How to Handle an Unenthusiastic Bridesmaid
Maybe weddings just aren't her thing.
"There's always one." It's a haunting refrain from brides everywhere who have experienced an unhappy bridesmaid in their crew. Assuming you're not exhibiting any bridezilla-like tendencies, it can be surprising when one of your besties isn't feeling your big day. And while it's disappointing, it doesn't have to be the end of the world. If you find yourself dealing with a bridesmaid who seems to want to be anything but, heed the advice of etiquette experts Lizzie Post, co-host of the Awesome Etiquette podcast, and Diane Carr, Director of the Southern School of Etiquette, and handle the situation with grace.
The best course of action is to try and avoid issues in the first place, which means choosing your bridal party very carefully. "Either you're picking people you know are all going to participate and be happy about it, or you're picking people who you know are going to be difficult and you're preparing yourself for that," says Post. That means you should avoid asking someone to be in your wedding just because you were in theirs, and not asking your friend who rolls her eyes at rom-coms to throw your bridal shower. Additionally, Carr and Post both recommend asking bridesmaids individually, and to remember that "will you be my bridesmaid?" is a question, not an announcement. When asking, be clear about your expectations: Cover everything from dresses and the bachelorette party to the number of events you anticipate having. Only after all the information is laid out should a bridesmaid accept the offer. "Misunderstandings and financial surprises do not make for a happy bridesmaid," warns Carr.

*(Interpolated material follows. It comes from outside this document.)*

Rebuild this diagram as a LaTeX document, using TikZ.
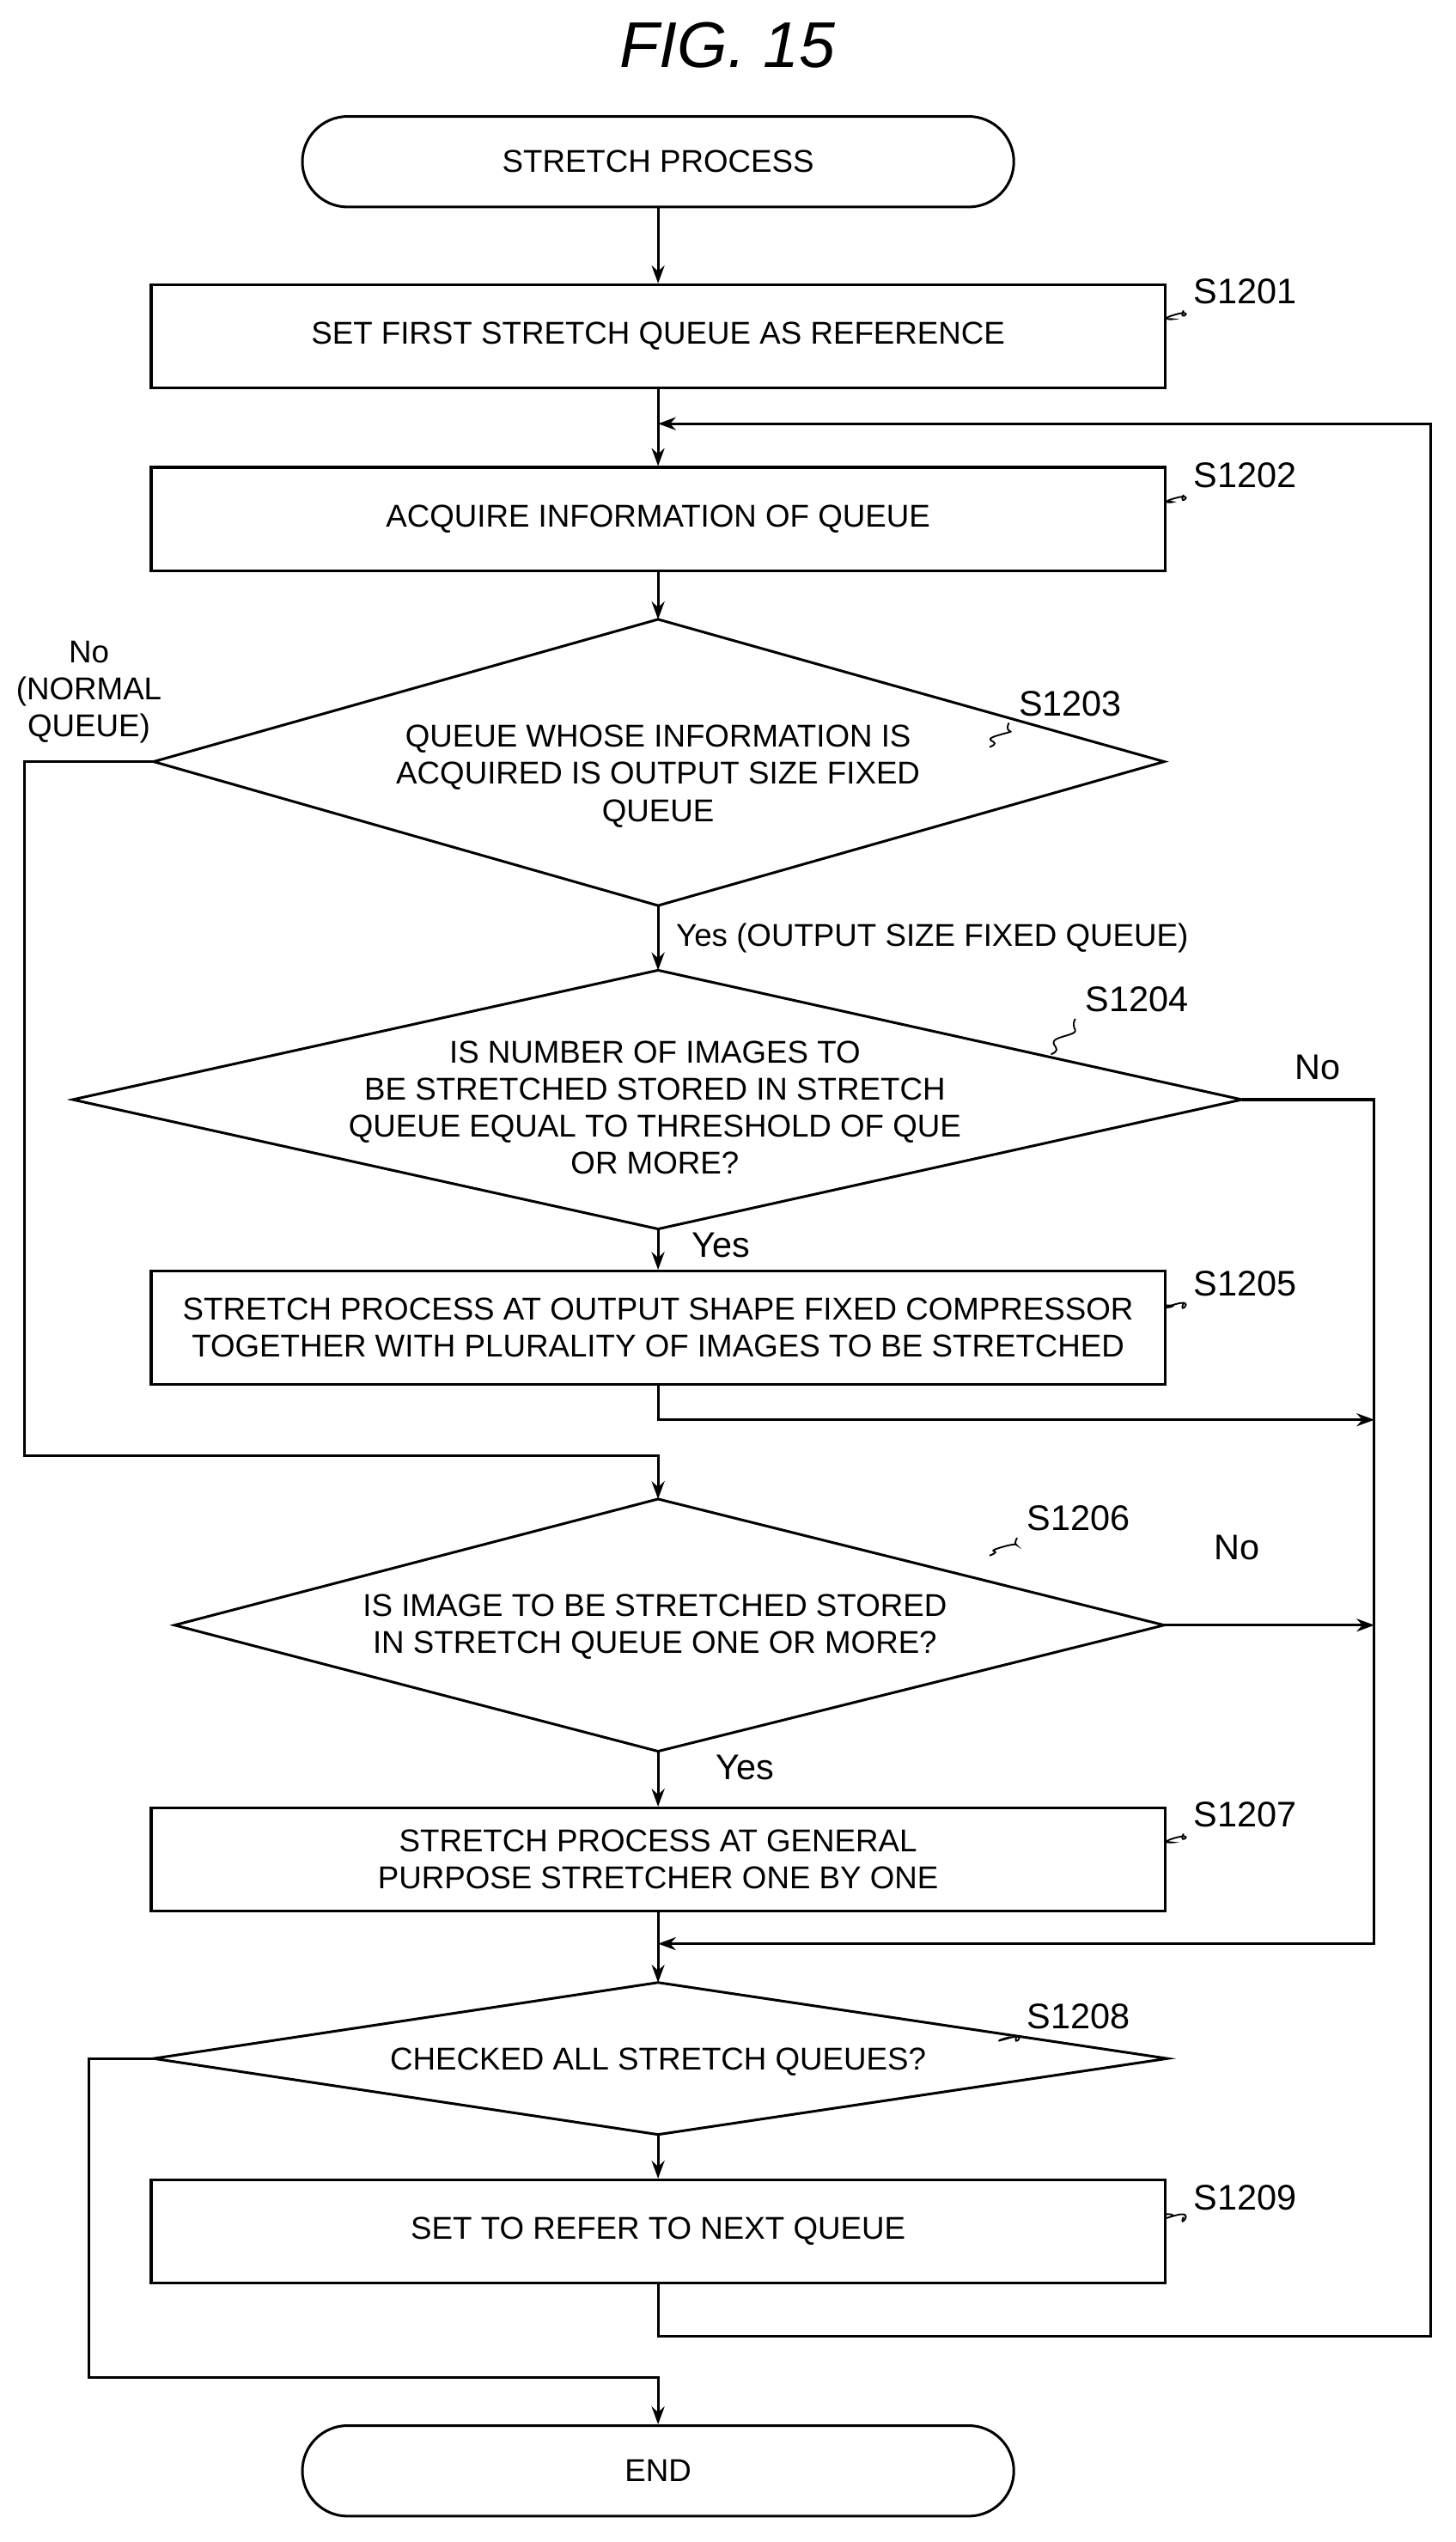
\documentclass[tikz,border=0pt]{standalone}
\usepackage{fontspec}
\setmainfont{Liberation Sans}
\usetikzlibrary{shapes.geometric,arrows.meta,calc}
\begin{document}
\begin{tikzpicture}[x=1pt,y=-1pt,
  every node/.style={font=\fontsize{19.5}{23}\selectfont, align=center, inner sep=0pt},
  box/.style={draw, line width=1.6pt, minimum width=627pt, minimum height=64pt},
  term/.style={draw, line width=1.6pt, rounded corners=28pt, minimum width=440pt, minimum height=56pt},
  ln/.style={line width=1.6pt},
  ar/.style={line width=1.6pt, -{Stealth[length=11pt,width=8pt]}},
  lab/.style={font=\fontsize{22}{25}\selectfont},
  sq/.style={line width=1pt}]
\useasboundingbox (0,0) rectangle (900,1572);
\node[font=\itshape\fontsize{40}{44}\selectfont] (title) at (450,28) {FIG. 15};
\node[term] (start) at (407,100) {STRETCH PROCESS};
\node[box] (b1) at (407,208) {SET FIRST STRETCH QUEUE AS REFERENCE};
\node[box] (b2) at (407,321) {ACQUIRE INFORMATION OF QUEUE};
\path[draw,ln] (95,471) coordinate (d3l) -- (407,383) coordinate (d3t) -- (720,471) coordinate (d3r) -- (407,560) coordinate (d3b) -- cycle;
\node (d3) at (407,480) {QUEUE WHOSE INFORMATION IS\\ACQUIRED IS OUTPUT SIZE FIXED\\QUEUE};
\path[draw,ln] (45,680) coordinate (d4l) -- (407,600) coordinate (d4t) -- (768,680) coordinate (d4r) -- (407,760) coordinate (d4b) -- cycle;
\node (d4) at (405,685) {IS NUMBER OF IMAGES TO\\BE STRETCHED STORED IN STRETCH\\QUEUE EQUAL TO THRESHOLD OF QUE\\OR MORE?};
\node[box, minimum height=70pt] (b5) at (407,821) {STRETCH PROCESS AT OUTPUT SHAPE FIXED COMPRESSOR\\TOGETHER WITH PLURALITY OF IMAGES TO BE STRETCHED};
\path[draw,ln] (108,1005) coordinate (d6l) -- (407,927) coordinate (d6t) -- (720,1005) coordinate (d6r) -- (407,1083) coordinate (d6b) -- cycle;
\node (d6) at (405,1006) {IS IMAGE TO BE STRETCHED STORED\\IN STRETCH QUEUE ONE OR MORE?};
\node[box] (b7) at (407,1150) {STRETCH PROCESS AT GENERAL\\PURPOSE STRETCHER ONE BY ONE};
\path[draw,ln] (95,1273) coordinate (d8l) -- (407,1226) coordinate (d8t) -- (722,1273) coordinate (d8r) -- (407,1320) coordinate (d8b) -- cycle;
\node (d8) at (407,1275) {CHECKED ALL STRETCH QUEUES?};
\node[box] (b9) at (407,1380) {SET TO REFER TO NEXT QUEUE};
\node[term] (end) at (407,1528) {END};
% labels
\node[lab] (l1) at (770,180) {S1201};
\node[lab] (l2) at (770,294) {S1202};
\node[lab] (l3) at (662,435) {S1203};
\node[lab] (l4) at (703,618) {S1204};
\node[lab] (l5) at (770,794) {S1205};
\node[lab] (l6) at (667,939) {S1206};
\node[lab] (l7) at (770,1122) {S1207};
\node[lab] (l8) at (667,1247) {S1208};
\node[lab] (l9) at (770,1359) {S1209};
\foreach \a/\b in {b1/l1, b2/l2, b5/l5, b7/l7, b9/l9}{
  \coordinate (p) at ($(\a.north east)+(0,22)$);
  \coordinate (q) at ($(\b.south west)+(-6,4)$);
  \draw[sq] (p) .. controls +(12,0) and +(-14,4) .. ($(p)!0.5!(q)$) .. controls +(14,-4) and +(-4,8) .. (q);}
\coordinate (s3) at (612,462); \coordinate (s4) at (650,652); \coordinate (s6) at (612,962); \coordinate (s8) at (618,1262);
\foreach \a/\b in {s3/l3, s4/l4, s6/l6, s8/l8}{
  \coordinate (q) at ($(\b.south west)+(-6,4)$);
  \draw[sq] (\a) .. controls +(10,-4) and +(-14,4) .. ($(\a)!0.5!(q)$) .. controls +(14,-4) and +(-4,8) .. (q);}
% connectors
\draw[ar] (start) -- (b1);
\draw[ar] (b1) -- (b2);
\draw[ar] (b2) -- (d3t);
\draw[ar] (d3b) -- (d4t);
\draw[ar] (d4b) -- (b5);
\draw[ar] (d6b) -- (b7);
\draw[ar] (b7) -- (d8t);
\draw[ar] (d8b) -- (b9);
\coordinate (jy) at (850,1202);
\draw[ar] (d4r) -- (850,680) -- (jy) -- (407,1202);
\draw[ar] (b5.south) -- (407,878) -- (850,878);
\draw[ar] (d6r) -- (850,1005);
\draw[ar] (d3l) -- (15,471) -- (15,900) -- (407,900) -- (d6t);
\draw[ar] (b9.south) -- (407,1445) -- (885,1445) -- (885,262) -- (407,262);
\draw[ar] (d8l) -- (55,1273) -- (55,1470) -- (407,1470) -- (end.north);
% text labels
\node (n3) at (55,428) {No\\(NORMAL\\QUEUE)};
\node[anchor=west] (y3) at (418,580) {Yes (OUTPUT SIZE FIXED QUEUE)};
\node[lab] (n4) at (815,660) {No};
\node[lab] (y4) at (446,770) {Yes};
\node[lab] (n6) at (765,957) {No};
\node[lab] (y6) at (461,1093) {Yes};
\end{tikzpicture}
\end{document}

Even the best laid plans can often go awry. When that happens, it's time to be direct with your miserable 'maid. "Recognize that your friend feels like she can't voice this to you. She might not feel like its okay for her to be having these feelings," says Post. "So, you really need to take the lead and let her know it's going to be ok if this isn't her thing." No matter how uncomfortable it may feel, it's up to you as the bride to break the ice. If you don't know where to begin, Post suggests saying something like this: 'Karen, I wanted to talk to you for a minute because I noticed something and I wanted to find out where you're at so we can both really enjoy all of this. Is this something you want to be doing? Because if you're not into this, I would so much rather have you participate as a happy guest." By addressing the issue head on, a few awkward minutes will save you months of tension in the long run.
Focus on the solution.
Once you've identified the elephant in the room, it's time to figure out next steps instead of dwelling on past misgivings. "It's about the other person and it's about really focusing on the solution that's going to work, not the fact that there's a problem," says Post. One of the greatest parts of a wedding is all the hustle and bustle surrounding it means there are plenty of ways to pitch in. Carr suggests offering an unenthused attendant the option to instead be part of what is called the "house party"-the special group of people who fulfill day-of roles like handing out programs, serving cake, doing a reading, or creating a playlist.
Don't get angry.
The absolute worst thing you can do in this situation is let your emotions get the best of you. "Do not yell at your friend and tell her she's a bad friend. Big time. Don't do that." Post insists. "If you want this to go well, you have to put your own emotions aside for a minute and deal with your friend's emotions," she adds. If a friend takes you up on the offer to bow out of the bridal party, don't be upset. As long as you handle the situation with grace, your BFFs will always be right by your side, even if it's not at the altar.